> **TASK STATEMENT**
In your copy, include every line of the listing below exactly but none of the pictures.

[BEGIN DATA EXTRACT]

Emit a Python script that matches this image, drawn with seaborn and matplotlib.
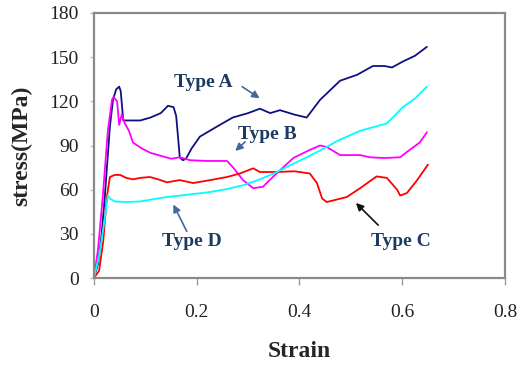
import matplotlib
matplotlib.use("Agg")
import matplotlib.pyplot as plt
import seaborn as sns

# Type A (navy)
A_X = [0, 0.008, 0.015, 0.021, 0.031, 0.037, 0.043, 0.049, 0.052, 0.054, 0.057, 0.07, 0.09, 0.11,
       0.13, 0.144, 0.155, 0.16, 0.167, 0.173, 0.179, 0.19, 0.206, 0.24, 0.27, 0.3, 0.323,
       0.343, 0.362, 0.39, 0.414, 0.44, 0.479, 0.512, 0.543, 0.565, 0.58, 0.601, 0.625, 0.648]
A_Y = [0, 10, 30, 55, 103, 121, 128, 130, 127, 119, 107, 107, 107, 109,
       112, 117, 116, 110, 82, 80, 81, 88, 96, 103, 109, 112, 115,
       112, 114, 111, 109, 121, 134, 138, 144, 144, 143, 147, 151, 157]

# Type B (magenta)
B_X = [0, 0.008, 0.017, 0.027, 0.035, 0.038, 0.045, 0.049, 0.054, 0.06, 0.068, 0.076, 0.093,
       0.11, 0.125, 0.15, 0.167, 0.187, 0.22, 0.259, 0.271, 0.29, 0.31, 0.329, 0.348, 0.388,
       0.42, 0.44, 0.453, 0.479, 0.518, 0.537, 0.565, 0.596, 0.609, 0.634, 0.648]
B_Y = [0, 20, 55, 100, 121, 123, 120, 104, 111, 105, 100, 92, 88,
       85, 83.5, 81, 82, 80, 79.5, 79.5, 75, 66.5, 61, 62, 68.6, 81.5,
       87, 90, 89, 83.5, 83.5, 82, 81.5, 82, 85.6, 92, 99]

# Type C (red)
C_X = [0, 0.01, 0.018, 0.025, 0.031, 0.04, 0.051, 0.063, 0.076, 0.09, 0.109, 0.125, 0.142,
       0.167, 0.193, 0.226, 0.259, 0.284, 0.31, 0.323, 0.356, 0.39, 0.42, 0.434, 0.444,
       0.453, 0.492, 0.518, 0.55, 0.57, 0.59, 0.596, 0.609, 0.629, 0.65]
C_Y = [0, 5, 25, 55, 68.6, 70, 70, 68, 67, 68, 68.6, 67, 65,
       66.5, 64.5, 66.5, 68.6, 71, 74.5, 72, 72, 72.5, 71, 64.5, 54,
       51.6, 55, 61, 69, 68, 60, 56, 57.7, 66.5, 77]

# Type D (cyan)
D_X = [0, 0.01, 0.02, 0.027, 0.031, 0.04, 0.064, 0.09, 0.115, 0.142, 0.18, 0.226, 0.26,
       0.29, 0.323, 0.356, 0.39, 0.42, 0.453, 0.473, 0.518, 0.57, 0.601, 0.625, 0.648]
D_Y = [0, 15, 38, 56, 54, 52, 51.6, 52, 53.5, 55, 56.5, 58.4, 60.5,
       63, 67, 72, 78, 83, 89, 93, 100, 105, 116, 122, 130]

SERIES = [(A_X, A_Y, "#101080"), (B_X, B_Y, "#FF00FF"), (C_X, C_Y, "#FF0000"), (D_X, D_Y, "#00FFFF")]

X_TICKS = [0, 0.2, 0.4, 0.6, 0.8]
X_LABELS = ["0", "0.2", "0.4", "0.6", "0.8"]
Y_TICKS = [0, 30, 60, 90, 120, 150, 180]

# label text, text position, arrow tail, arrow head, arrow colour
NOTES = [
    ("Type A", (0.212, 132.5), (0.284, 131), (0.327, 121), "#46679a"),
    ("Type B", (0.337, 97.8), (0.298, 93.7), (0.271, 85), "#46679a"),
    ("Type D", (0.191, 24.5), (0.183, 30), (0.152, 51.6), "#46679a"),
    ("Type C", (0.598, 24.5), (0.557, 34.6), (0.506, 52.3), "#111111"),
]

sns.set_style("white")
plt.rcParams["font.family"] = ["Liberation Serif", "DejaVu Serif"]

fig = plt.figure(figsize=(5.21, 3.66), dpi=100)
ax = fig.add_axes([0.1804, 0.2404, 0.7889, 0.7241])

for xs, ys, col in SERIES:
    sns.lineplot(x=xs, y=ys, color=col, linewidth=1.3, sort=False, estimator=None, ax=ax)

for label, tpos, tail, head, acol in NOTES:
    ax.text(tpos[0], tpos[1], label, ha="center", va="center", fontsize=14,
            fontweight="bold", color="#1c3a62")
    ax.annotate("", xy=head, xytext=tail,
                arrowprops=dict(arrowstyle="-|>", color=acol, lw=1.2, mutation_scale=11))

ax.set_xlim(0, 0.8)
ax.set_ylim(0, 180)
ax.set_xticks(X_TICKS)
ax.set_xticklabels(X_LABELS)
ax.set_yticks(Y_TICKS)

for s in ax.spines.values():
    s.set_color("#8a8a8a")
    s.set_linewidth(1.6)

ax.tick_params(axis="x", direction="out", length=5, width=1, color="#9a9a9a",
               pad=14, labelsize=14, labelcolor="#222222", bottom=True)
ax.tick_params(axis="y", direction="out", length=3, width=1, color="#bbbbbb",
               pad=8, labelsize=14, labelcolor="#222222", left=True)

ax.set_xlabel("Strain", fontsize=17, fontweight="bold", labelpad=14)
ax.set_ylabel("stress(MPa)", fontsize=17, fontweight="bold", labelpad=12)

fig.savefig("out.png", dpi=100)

[END DATA EXTRACT]

> **RIGHT ANSWER**
Emit a Python script that matches this image, drawn with seaborn and matplotlib.
import matplotlib
matplotlib.use("Agg")
import matplotlib.pyplot as plt
import seaborn as sns

# Type A (navy)
A_X = [0, 0.008, 0.015, 0.021, 0.031, 0.037, 0.043, 0.049, 0.052, 0.054, 0.057, 0.07, 0.09, 0.11,
       0.13, 0.144, 0.155, 0.16, 0.167, 0.173, 0.179, 0.19, 0.206, 0.24, 0.27, 0.3, 0.323,
       0.343, 0.362, 0.39, 0.414, 0.44, 0.479, 0.512, 0.543, 0.565, 0.58, 0.601, 0.625, 0.648]
A_Y = [0, 10, 30, 55, 103, 121, 128, 130, 127, 119, 107, 107, 107, 109,
       112, 117, 116, 110, 82, 80, 81, 88, 96, 103, 109, 112, 115,
       112, 114, 111, 109, 121, 134, 138, 144, 144, 143, 147, 151, 157]

# Type B (magenta)
B_X = [0, 0.008, 0.017, 0.027, 0.035, 0.038, 0.045, 0.049, 0.054, 0.06, 0.068, 0.076, 0.093,
       0.11, 0.125, 0.15, 0.167, 0.187, 0.22, 0.259, 0.271, 0.29, 0.31, 0.329, 0.348, 0.388,
       0.42, 0.44, 0.453, 0.479, 0.518, 0.537, 0.565, 0.596, 0.609, 0.634, 0.648]
B_Y = [0, 20, 55, 100, 121, 123, 120, 104, 111, 105, 100, 92, 88,
       85, 83.5, 81, 82, 80, 79.5, 79.5, 75, 66.5, 61, 62, 68.6, 81.5,
       87, 90, 89, 83.5, 83.5, 82, 81.5, 82, 85.6, 92, 99]

# Type C (red)
C_X = [0, 0.01, 0.018, 0.025, 0.031, 0.04, 0.051, 0.063, 0.076, 0.09, 0.109, 0.125, 0.142,
       0.167, 0.193, 0.226, 0.259, 0.284, 0.31, 0.323, 0.356, 0.39, 0.42, 0.434, 0.444,
       0.453, 0.492, 0.518, 0.55, 0.57, 0.59, 0.596, 0.609, 0.629, 0.65]
C_Y = [0, 5, 25, 55, 68.6, 70, 70, 68, 67, 68, 68.6, 67, 65,
       66.5, 64.5, 66.5, 68.6, 71, 74.5, 72, 72, 72.5, 71, 64.5, 54,
       51.6, 55, 61, 69, 68, 60, 56, 57.7, 66.5, 77]

# Type D (cyan)
D_X = [0, 0.01, 0.02, 0.027, 0.031, 0.04, 0.064, 0.09, 0.115, 0.142, 0.18, 0.226, 0.26,
       0.29, 0.323, 0.356, 0.39, 0.42, 0.453, 0.473, 0.518, 0.57, 0.601, 0.625, 0.648]
D_Y = [0, 15, 38, 56, 54, 52, 51.6, 52, 53.5, 55, 56.5, 58.4, 60.5,
       63, 67, 72, 78, 83, 89, 93, 100, 105, 116, 122, 130]

SERIES = [(A_X, A_Y, "#101080"), (B_X, B_Y, "#FF00FF"), (C_X, C_Y, "#FF0000"), (D_X, D_Y, "#00FFFF")]

X_TICKS = [0, 0.2, 0.4, 0.6, 0.8]
X_LABELS = ["0", "0.2", "0.4", "0.6", "0.8"]
Y_TICKS = [0, 30, 60, 90, 120, 150, 180]

# label text, text position, arrow tail, arrow head, arrow colour
NOTES = [
    ("Type A", (0.212, 132.5), (0.284, 131), (0.327, 121), "#46679a"),
    ("Type B", (0.337, 97.8), (0.298, 93.7), (0.271, 85), "#46679a"),
    ("Type D", (0.191, 24.5), (0.183, 30), (0.152, 51.6), "#46679a"),
    ("Type C", (0.598, 24.5), (0.557, 34.6), (0.506, 52.3), "#111111"),
]

sns.set_style("white")
plt.rcParams["font.family"] = ["Liberation Serif", "DejaVu Serif"]

fig = plt.figure(figsize=(5.21, 3.66), dpi=100)
ax = fig.add_axes([0.1804, 0.2404, 0.7889, 0.7241])

for xs, ys, col in SERIES:
    sns.lineplot(x=xs, y=ys, color=col, linewidth=1.3, sort=False, estimator=None, ax=ax)

for label, tpos, tail, head, acol in NOTES:
    ax.text(tpos[0], tpos[1], label, ha="center", va="center", fontsize=14,
            fontweight="bold", color="#1c3a62")
    ax.annotate("", xy=head, xytext=tail,
                arrowprops=dict(arrowstyle="-|>", color=acol, lw=1.2, mutation_scale=11))

ax.set_xlim(0, 0.8)
ax.set_ylim(0, 180)
ax.set_xticks(X_TICKS)
ax.set_xticklabels(X_LABELS)
ax.set_yticks(Y_TICKS)

for s in ax.spines.values():
    s.set_color("#8a8a8a")
    s.set_linewidth(1.6)

ax.tick_params(axis="x", direction="out", length=5, width=1, color="#9a9a9a",
               pad=14, labelsize=14, labelcolor="#222222", bottom=True)
ax.tick_params(axis="y", direction="out", length=3, width=1, color="#bbbbbb",
               pad=8, labelsize=14, labelcolor="#222222", left=True)

ax.set_xlabel("Strain", fontsize=17, fontweight="bold", labelpad=14)
ax.set_ylabel("stress(MPa)", fontsize=17, fontweight="bold", labelpad=12)

fig.savefig("out.png", dpi=100)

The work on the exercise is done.